The otel-config.yaml file configures the OpenTelemetry collector:

receivers:
  prometheus:
    config:
      scrape_configs:
        - job_name: 'scaphandre'
          scrape_interval: 3s  # Scrape metrics every 3 seconds
          static_configs:
            - targets: ['127.0.0.1:8080']

processors:
  batch:
    timeout: 180s  # Batch metrics for 3 minutes

exporters:
  otlp:
    endpoint: 127.0.0.1:4317
    tls:
      insecure: true

service:
  pipelines:
    metrics:
      receivers: [prometheus]
      processors: [batch]
      exporters: [otlp]

Docker Compose Configuration

The docker-compose.yml file configures the Docker containers:

services:
  redis:
    image: redis:latest
    restart: unless-stopped

  scaphandre:
    image: docker.io/hubblo/scaphandre
    command: prometheus -p 8080 -a 0.0.0.0
    privileged: true
    # ...

  proxy:
    build: .
    ports:
      - 8676:8676
    depends_on:
      - metadata-service
      - backend
    environment:
      - DATACLAY_PROXY_MDS_HOST=metadata-service
      - DATACLAY_KV_HOST=redis
    command: python -m dataclay.proxy
    # ...

Bridge Configuration

The bridge configuration is set through the bridgeConfig.py script:

# Create a ResourceConfiguration for Scaphandre
rc_scaphandre = ResourceConfiguration("scaphandre-metrics", scaphandre_rules)

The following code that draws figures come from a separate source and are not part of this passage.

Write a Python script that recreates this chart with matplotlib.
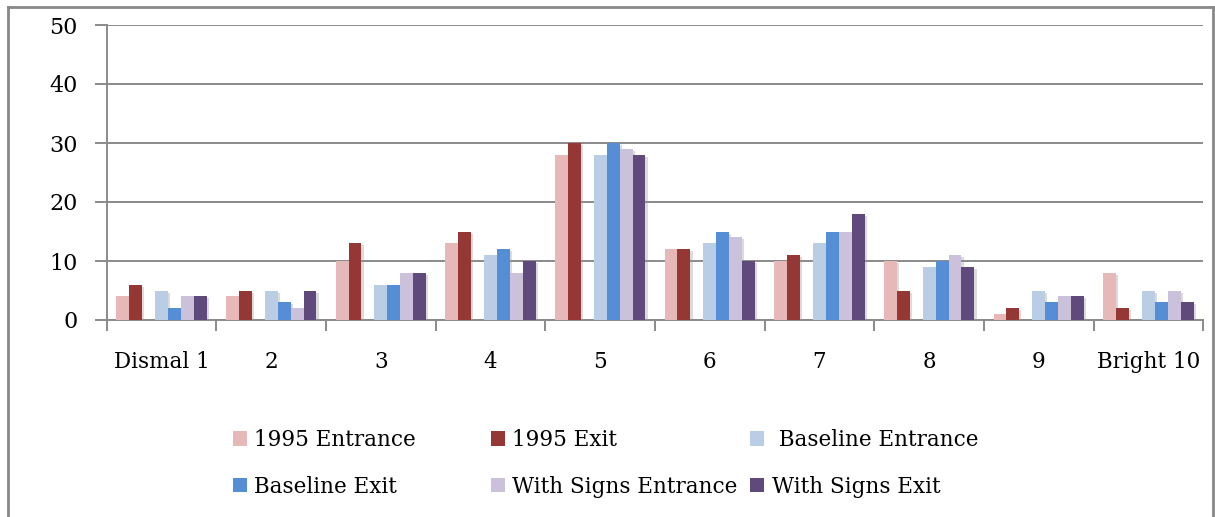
import numpy as np
import matplotlib.pyplot as plt
from matplotlib.lines import Line2D
from matplotlib.patches import Patch
import matplotlib.patheffects as pe

categories = ["Dismal 1", "2", "3", "4", "5", "6", "7", "8", "9", "Bright 10"]

entrance_1995 = [4, 4, 10, 13, 28, 12, 10, 10, 1, 8]
exit_1995 = [6, 5, 13, 15, 30, 12, 11, 5, 2, 2]
baseline_entrance = [5, 5, 6, 11, 28, 13, 13, 9, 5, 5]
baseline_exit = [2, 3, 6, 12, 30, 15, 15, 10, 3, 3]
signs_entrance = [4, 2, 8, 8, 29, 14, 15, 11, 4, 5]
signs_exit = [4, 5, 8, 10, 28, 10, 18, 9, 4, 3]

series_names = ["1995 Entrance", "1995 Exit", " Baseline Entrance",
                "Baseline Exit", "With Signs Entrance", "With Signs Exit"]
series_values = [entrance_1995, exit_1995, baseline_entrance,
                 baseline_exit, signs_entrance, signs_exit]
colors = ["#E6B9B8", "#953735", "#B9CDE5", "#558ED5", "#CCC1DA", "#604A7B"]
# bar slot inside a group of 7 (slot 2 is an empty gap)
slots = [0, 1, 3, 4, 5, 6]

W, H = 1215, 517
plt.rcParams["font.family"] = ["DejaVu Serif"]
fig = plt.figure(figsize=(W / 100, H / 100), dpi=100)
ax = fig.add_axes([106.7 / W, 1 - 320 / H, (1203.3 - 106.7) / W, (320 - 25) / H])

x = np.arange(len(categories))
bw = 0.118
shadow = [pe.SimplePatchShadow(offset=(1.5, -1.5), shadow_rgbFace="#999999", alpha=0.35),
          pe.Normal()]
for name, vals, c, s in zip(series_names, series_values, colors, slots):
    ax.bar(x + (s - 3) * bw, vals, width=bw, color=c, label=name,
           zorder=3, path_effects=shadow)

grid_c = "#8a8a8a"
ax.set_ylim(0, 50)
ax.set_xlim(-0.5, len(categories) - 0.5)
ax.set_yticks(range(0, 51, 10))
ax.yaxis.grid(True, color=grid_c, linewidth=1.4, zorder=0)
ax.set_axisbelow(True)

# ticks at category boundaries, labels at centres
ax.set_xticks(np.arange(-0.5, len(categories), 1.0))
ax.set_xticklabels([])
ax.set_xticks(x, minor=True)
ax.set_xticklabels(categories, minor=True)
ax.tick_params(axis="x", which="major", length=8, width=1.4, color=grid_c)
ax.tick_params(axis="x", which="minor", length=0, pad=22, labelsize=15.5)
ax.tick_params(axis="y", length=9, width=1.4, color=grid_c, pad=12, labelsize=16)

for side in ["top", "right"]:
    ax.spines[side].set_visible(False)
for side in ["left", "bottom"]:
    ax.spines[side].set_color(grid_c)
    ax.spines[side].set_linewidth(1.4)

# outer chart frame
frame_c = "#888888"
fl, fr, ft = 8 / W, 1212.5 / W, 1 - 7 / H
fig.add_artist(Line2D([fl, fl], [0, ft], color=frame_c, lw=2, transform=fig.transFigure))
fig.add_artist(Line2D([fl, fr], [ft, ft], color=frame_c, lw=2, transform=fig.transFigure))
fig.add_artist(Line2D([fr, fr], [0, ft], color=frame_c, lw=2, transform=fig.transFigure))

# legend: three columns of two rows
handles = [Patch(facecolor=c, edgecolor="none") for c in colors]
col_x = [232.6, 490.7, 750.0]
for i, cx in enumerate(col_x):
    idx = [i, i + 3]
    fig.legend([handles[j] for j in idx], [series_names[j] for j in idx],
               loc="center left", bbox_to_anchor=(cx / W, 1 - 463.5 / H),
               frameon=False, fontsize=15.5, handlelength=0.65, handleheight=0.65,
               handletextpad=0.35, labelspacing=1.14, borderpad=0, borderaxespad=0)

fig.savefig("out.png", dpi=100)
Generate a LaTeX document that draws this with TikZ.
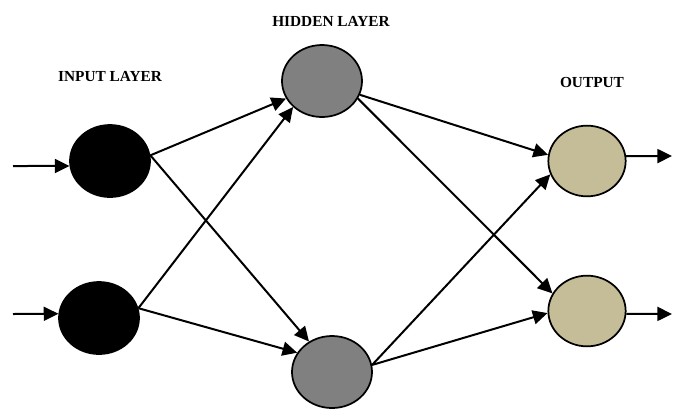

# Add the specific metrics you want to track
rc_scaphandre.add_metric("scaph_host_power_microwatts")
rc_scaphandre.add_metric("scaph_host_load_avg_one")
rc_scaphandre.add_metric("scaph_host_memory_total_bytes")
rc_scaphandre.add_metric("scaph_host_memory_available_bytes")

# Add this configuration to the bridge
bc.set_res_config(rc_scaphandre)

Configuration Parameters

Server Configuration

Parameter

Default

Description

num-server-rounds

10

Number of federated learning rounds

fraction-fit

1.0

Fraction of clients to select for training

fraction-evaluate

1.0

Fraction of clients to select for evaluation

min-fit-clients

2

Minimum number of clients for training

min-evaluate-clients

2

Minimum number of clients for evaluation

min-available-clients

2

Minimum clients before starting a round

server-device

“cpu”

Device to use for server-side operations

LSTM Model Configuration

Parameter

Default

Description

hidden-layer-size

10

Size of the LSTM hidden layer

time-step

10

Number of time steps in input sequence

num-layers

1

Number of LSTM layers

learning-rate

0.001

Learning rate for model optimization

Training Configuration

Parameter

Default

Description

batch-size

64

Batch size for training

train-test-split

0.8

Ratio for train/validation split

local-epochs

100

Number of local training epochs per round

metric

“cpu_usage”

Metric to predict (cpu_usage, memory_usage, power_consumption)

use-wandb

false

Whether to use Weights & Biases for logging

Time Series Data Configuration

Parameter

Default

Description

max_rows

300

Maximum rows in the sliding window

scrape_interval

3s

Interval between metrics scrapes

batch_timeout

180s

Interval for batching metrics

Environment Variables

ICOS-FL respects these environment variables:

Variable

Description

DATACLAY_PROXY_HOST

Host address for the DataClay proxy

DATACLAY_PROXY_PORT

Port for the DataClay proxy

BRIDGE_CONFIGURATION_ALIAS

Alias for the bridge configuration

TIMESERIES_ALIAS

Alias for the TimeSeriesData object

LOG_LEVEL

Logging level (DEBUG, INFO, WARNING, ERROR)

Example Configuration

Here’s an example of a complete configuration for predicting memory usage with a larger model:

[tool.flwr.app.config]
# Server configuration
num-server-rounds = 20
min-fit-clients = 3
min-evaluate-clients = 3
min-available-clients = 3

# LSTM model configuration
hidden-layer-size = 20
time-step = 15
num-layers = 2

# Training configuration
metric = "memory_usage"
batch-size = 32
local-epochs = 150
learning-rate = 0.0005

# Logging
use-wandb = true